Ma Hunkel, the golden age Red Tornado.
 * * * * *
 

            “Yellow?”
            Grandma always answered the phone with a color rather than a greeting. That was the old-fashioned Ohio in her. She was the mother of four kids, only one of them a girl. She and Grandpa Ray raised them in a quintessential American small town, population 700 on a good day when everyone was back for the holidays. The house was much too little for three boys who had inherited their mother’s tendency to get into trouble. The kids shared a bedroom upstairs, ducking slanted ceilings, and living through summers so hot they fled to the yard to get a decent night’s sleep. I image boys with slicked hair and white T-shirts, and a young Virginia Manning sitting in her easy chair, smiling at them. And then, from what I’ve been told, one kid would hit another with a hammer and it would be off to the emergency room.
            There wasn’t much money to go around, but the kids never wanted for toys. Grandpa and Grandma both had a way with do-it-yourself projects, and the kids benefited from sturdy rocking horses and even a toy meat shop complete with wooden steaks and blocks of cheese. Grandma knew the importance of toys, and there was a steady supply for her kids, as well as for her grand kids. I personally spent many summer afternoons driving up and down her sidewalk in a big wheel, or in the fabled Green Machine.
            Sundays for my dad meant popcorn dinners. That’s literally all that was on the menu. Popcorn in front of the TV. And it was a celebrated event, not one that anyone dreaded. I remember feeling the same way about that burnt popcorn during sleepovers at Grandma's where we’d watch I Love Lucy or her favorite Disney movie, So Dear to My Heart. To us, it was exciting. A night at Grandma’s.

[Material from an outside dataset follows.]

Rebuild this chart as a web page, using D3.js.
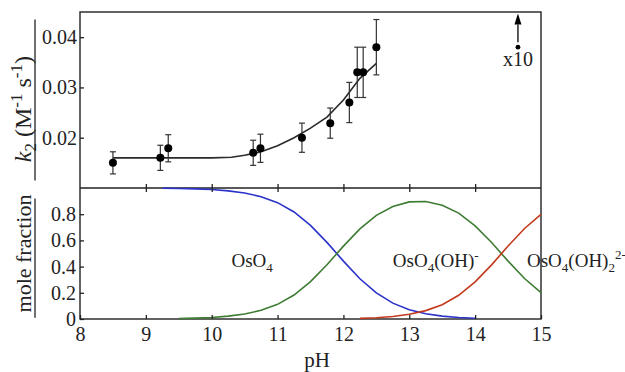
<!DOCTYPE html>
<html>
<head>
<meta charset="utf-8">
<script src="https://cdn.jsdelivr.net/npm/d3@7/dist/d3.min.js"></script>
<style>
  body { margin: 0; background: #fff; }
  svg text { font-family: "Liberation Serif", "Times New Roman", serif; fill: #222; }
</style>
</head>
<body>
<div id="chart"></div>
<script>
var width = 625, height = 372;

// measured rate constants (top panel)
var kPH  = [8.5, 9.22, 9.34, 10.63, 10.74, 11.37, 11.8, 12.09, 12.21, 12.3, 12.5];
var kVal = [0.0150, 0.0160, 0.0179, 0.0170, 0.0179, 0.0200, 0.0229, 0.0270, 0.0330, 0.0330, 0.0380];
var kErr = [0.0022, 0.0025, 0.0027, 0.0025, 0.0028, 0.0029, 0.0030, 0.0040, 0.0050, 0.0050, 0.0055];

// fitted curve
var fitPH = [8.5, 9, 9.5, 10, 10.3, 10.5, 10.75, 11, 11.25, 11.5, 11.75, 12, 12.25, 12.5];
var fitK  = [0.0160, 0.0160, 0.0160, 0.0160, 0.0161, 0.0165, 0.0172, 0.0184, 0.0200, 0.0219, 0.0241, 0.0275, 0.0318, 0.0348];

// speciation (bottom panel)
var specPH = [9.25, 9.5, 9.75, 10, 10.25, 10.5, 10.75, 11, 11.25, 11.5, 11.75, 12,
              12.25, 12.5, 12.75, 13, 13.25, 13.5, 13.75, 14, 14.25, 14.5, 14.75, 15];
var fracOsO4 = [0.998, 0.996, 0.993, 0.988, 0.978, 0.962, 0.934, 0.888, 0.817, 0.715, 0.585, 0.442,
                0.307, 0.199, 0.121, 0.071, 0.040, 0.022, 0.011, 0.006, null, null, null, null];
var fracOH   = [null, 0.004, 0.007, 0.012, 0.022, 0.038, 0.066, 0.112, 0.183, 0.285, 0.414, 0.556,
                0.688, 0.791, 0.859, 0.894, 0.897, 0.869, 0.808, 0.711, 0.584, 0.442, 0.309, 0.201];
var fracOH2  = [null, null, null, null, null, null, null, null, null, null, null, null,
                0.005, 0.010, 0.019, 0.036, 0.064, 0.109, 0.181, 0.283, 0.413, 0.557, 0.691, 0.799];

var xTicks = [8, 9, 10, 11, 12, 13, 14, 15];
var kTicks = [0.02, 0.03, 0.04];
var fTicks = [0, 0.2, 0.4, 0.6, 0.8];

var mLeft = 80, mRight = 541, mTop = 12, mMid = 188, mBottom = 319;

var x = d3.scaleLinear().domain([8, 15]).range([mLeft, mRight]);
var yK = d3.scaleLinear().domain([0.01, 0.045]).range([mMid, mTop]);
var yF = d3.scaleLinear().domain([0, 1]).range([mBottom, mMid]);

var svg = d3.select("#chart").append("svg")
    .attr("width", width)
    .attr("height", height);

// ---- top panel ----
var fitLine = d3.line()
    .x(function(d, i) { return x(fitPH[i]); })
    .y(function(d) { return yK(d); });

svg.append("path")
    .datum(fitK)
    .attr("d", fitLine)
    .attr("fill", "none")
    .attr("stroke", "#2a2a2a")
    .attr("stroke-width", 1.6);

var pts = svg.append("g").selectAll("g")
    .data(kVal)
    .enter().append("g");

pts.append("line")
    .attr("x1", function(d, i) { return x(kPH[i]); })
    .attr("x2", function(d, i) { return x(kPH[i]); })
    .attr("y1", function(d, i) { return yK(d - kErr[i]); })
    .attr("y2", function(d, i) { return yK(d + kErr[i]); })
    .attr("stroke", "#333").attr("stroke-width", 1.2);
[-1, 1].forEach(function(s) {
  pts.append("line")
      .attr("x1", function(d, i) { return x(kPH[i]) - 3; })
      .attr("x2", function(d, i) { return x(kPH[i]) + 3; })
      .attr("y1", function(d, i) { return yK(d + s * kErr[i]); })
      .attr("y2", function(d, i) { return yK(d + s * kErr[i]); })
      .attr("stroke", "#333").attr("stroke-width", 1.2);
});
pts.append("circle")
    .attr("cx", function(d, i) { return x(kPH[i]); })
    .attr("cy", function(d) { return yK(d); })
    .attr("r", 4)
    .attr("fill", "#000");

// x10 marker
var mx = x(14.65);
var headBase = yK(0.0425);
svg.append("circle").attr("cx", mx).attr("cy", yK(0.038)).attr("r", 2.4).attr("fill", "#000");
svg.append("line")
    .attr("x1", mx).attr("x2", mx)
    .attr("y1", yK(0.038) - 5).attr("y2", headBase)
    .attr("stroke", "#000").attr("stroke-width", 1.3);
svg.append("path")
    .attr("d", "M" + (mx - 3.5) + "," + headBase + "L" + mx + "," + (headBase - 11) + "L" + (mx + 3.5) + "," + headBase + "Z")
    .attr("fill", "#000");
svg.append("text")
    .attr("x", mx).attr("y", yK(0.0342))
    .attr("text-anchor", "middle")
    .attr("font-size", 20)
    .text("x10");

// ---- frame ----
svg.append("rect")
    .attr("x", mLeft).attr("y", mTop)
    .attr("width", mRight - mLeft).attr("height", mBottom - mTop)
    .attr("fill", "none").attr("stroke", "#222").attr("stroke-width", 1.4);
svg.append("line")
    .attr("x1", mLeft).attr("x2", mRight).attr("y1", mMid).attr("y2", mMid)
    .attr("stroke", "#222").attr("stroke-width", 1.4);

// ---- bottom panel ----
var species = [
  { vals: fracOsO4, color: "#2b33c9" },
  { vals: fracOH,   color: "#3e7c33" },
  { vals: fracOH2,  color: "#c23a1d" }
];
var fracLine = d3.line()
    .defined(function(d) { return d != null; })
    .x(function(d, i) { return x(specPH[i]); })
    .y(function(d) { return yF(d); });

species.forEach(function(s) {
  svg.append("path")
      .datum(s.vals)
      .attr("d", fracLine)
      .attr("fill", "none")
      .attr("stroke", s.color)
      .attr("stroke-width", 1.6);
});

function styleAxis(g) {
  g.select(".domain").remove();
  g.selectAll(".tick line").attr("stroke", "#222").attr("stroke-width", 1.3);
  g.selectAll("text").attr("font-size", 20).attr("fill", "#222")
      .attr("font-family", "Liberation Serif, serif");
}

svg.append("g")
    .attr("transform", "translate(0," + mBottom + ")")
    .call(d3.axisBottom(x).tickValues(xTicks).tickSizeInner(-4).tickSizeOuter(0).tickPadding(8)
        .tickFormat(d3.format("d")))
    .call(styleAxis);

// ticks crossing the divider
var inner = xTicks.slice(1, -1);
svg.append("g")
    .attr("transform", "translate(0," + mMid + ")")
    .call(d3.axisBottom(x).tickValues(inner).tickSize(4).tickFormat(""))
    .call(styleAxis);
svg.append("g")
    .attr("transform", "translate(0," + mMid + ")")
    .call(d3.axisTop(x).tickValues(inner).tickSize(4).tickFormat(""))
    .call(styleAxis);

svg.append("g")
    .attr("transform", "translate(" + mLeft + ",0)")
    .call(d3.axisLeft(yK).tickValues(kTicks).tickSizeInner(-4).tickSizeOuter(0).tickPadding(3)
        .tickFormat(d3.format(".2f")))
    .call(styleAxis);

svg.append("g")
    .attr("transform", "translate(" + mLeft + ",0)")
    .call(d3.axisLeft(yF).tickValues(fTicks).tickSizeInner(-4).tickSizeOuter(0).tickPadding(4)
        .tickFormat(function(d) { return d === 0 ? "0" : d3.format(".1f")(d); }))
    .call(styleAxis);

// ---- labels ----
var yl = svg.append("text")
    .attr("transform", "translate(31," + yK(0.0257) + ") rotate(-90)")
    .attr("text-anchor", "middle")
    .attr("font-size", 24);
yl.append("tspan").attr("font-style", "italic").text("k");
yl.append("tspan").attr("font-size", 17).attr("dy", 5).text("2");
yl.append("tspan").attr("dy", -5).text(" (M");
yl.append("tspan").attr("font-size", 17).attr("dy", -9).text("-1");
yl.append("tspan").attr("dy", 9).text(" s");
yl.append("tspan").attr("font-size", 17).attr("dy", -9).text("-1");
yl.append("tspan").attr("dy", 9).text(")");

svg.append("line")
    .attr("x1", 35).attr("x2", 35).attr("y1", yK(0.0435)).attr("y2", yK(0.0115))
    .attr("stroke", "#222").attr("stroke-width", 1.3);

svg.append("text")
    .attr("transform", "translate(31," + yF(0.5) + ") rotate(-90)")
    .attr("text-anchor", "middle")
    .attr("font-size", 22)
    .text("mole fraction");
svg.append("line")
    .attr("x1", 35).attr("x2", 35).attr("y1", yF(0.92)).attr("y2", yF(0.01))
    .attr("stroke", "#222").attr("stroke-width", 1.3);

svg.append("text")
    .attr("x", x(11.6)).attr("y", 367)
    .attr("text-anchor", "middle")
    .attr("font-size", 21)
    .text("pH");

// parts: [text, dy, small]
function speciesLabel(px, py, parts) {
  var t = svg.append("text").attr("x", px).attr("y", py).attr("font-size", 19);
  parts.forEach(function(p) {
    t.append("tspan")
        .attr("font-size", p[2] ? 13 : 19)
        .attr("dy", p[1])
        .text(p[0]);
  });
}
speciesLabel(x(10.3), yF(0.395), [["OsO", 0, false], ["4", 5, true]]);
speciesLabel(x(12.75), yF(0.4), [["OsO", 0, false], ["4", 5, true], ["(OH)", -5, false], ["-", -7, true]]);
speciesLabel(x(15) - 14, yF(0.4), [["OsO", 0, false], ["4", 5, true], ["(OH)", -5, false], ["2", 5, true], ["2-", -13, true]]);
</script>
</body>
</html>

The best thing to ever happen to the world of Big Wheels.
* * * * *
     
           Grandma visited us in New York exactly once. She had been to Boston in the past, so she wasn’t exactly bothered by the idea of a big city. But that didn’t stop her tensing up as dad drove her from my brother’s place on 190th street in upper Manhattan all the way to my apartment in Midwood, Brooklyn. She had been holding a baggie of cookies when we left my brother’s apartment. By the time we got to mine, they had been squeezed to crumbles.
            We took her to a Russian restaurant that week. An upscale place near my house where a friend of mine worked.
“What do you have that’s most like a hamburger?” she had asked the waiter.
“Umm… steak?”
She nodded, and then made a face at the garlic butter on the table. She wasn’t about to touch that. It was green. Butter wasn’t supposed to be green.
            Grandma’s diet was a thing to envy. Here was a woman who lived off nothing but meat, potatoes, and chocolate, with an occasional pizza or bowl of popcorn in between. The closest thing she got to a vegetable in 90 years were peppers stuffed with meatloaf. And even that was a rarity.
            She had learned I loved her scalloped potatoes (which I thought were called “scalped” until way too late in life to be socially acceptable), and whenever she heard I was coming home for a family meal, she would cook an entire extra tray of the stuff. That forced me to go back for seconds or thirds just to keep a smile on her face. I learned to skip breakfast on those days early on.

Grandma with Gwen and Lilly from 2014.
* * * * *
           
            Grandma’s youngest son was named Tom. He died suddenly last year from a heart attack. It was one of those deaths no one was expecting. The next time I visited Grandma, she was notably different. She wasn’t the hearty woman I expected. She was smaller, thinner, and had more trouble getting in and out of her favorite chair. A few months later, she fell. Then came the assisted living. The latest in her series of annoying Chihuahuas was adopted by a family with a fondness for annoying Chihuahuas, and the much-too-small house seemed big all the sudden and was put up for sale.
            Grandma died last Friday night, surrounded by her children. She passed away quietly, and in her sleep.

* * * * *

            The city of Casstown, Ohio has a Memorial Day parade that is easily their number one tourist attraction. There are no floats or local celebrities. Just a bunch of kids on decorated bikes driving at an extremely slow pace and crashing into one another as a result. There’s also a fire truck. It’s really a thrilling occasion.
            Grandma never missed the parade, and set up her lawn chair along the street that stretched from the volunteer firehouse to the cemetery. At the graveyard, a few poems were read and a trumpet or two sounded from over a hill. Then the Manning family would march back to Grandma’s yard for a picnic. Picnics were Grandma’s thing. Probably because of the abundance of meat and chocolate. There was also homemade ice cream. Which is everyone’s thing.
            There isn’t going to be a service for Grandma Hoover. Not in the traditional sense, at least. I’m told her kids and grandkids will all get together this summer for a picnic in her honor and to bury her ashes. I doubt it will be too solemn of an event. I’m sure there will be jokes that people can’t make now, stories remembered after a few month’s reflection. It should feel a bit different than the funeral we’d held nearly twenty-five years ago, for my mother’s mother. That was more of a traditional service, complete with funeral home and a tear-filled viewing. But Grandma Hoover hadn’t wanted that. She had said she didn’t want people gawking at her when she was dead.
            This July, all of the grandkids have been asked to give a speech at the picnic. To share a memory about Grandma with the rest of the family. I’m not sure which one I’m going to choose, but I already know what I’ll be saying in my head. I’ll be thinking, “Well that does it. I’m done with having Grandmas.”
            But unlike Virginia Hoover, I won’t actually have the nerve to say it out loud.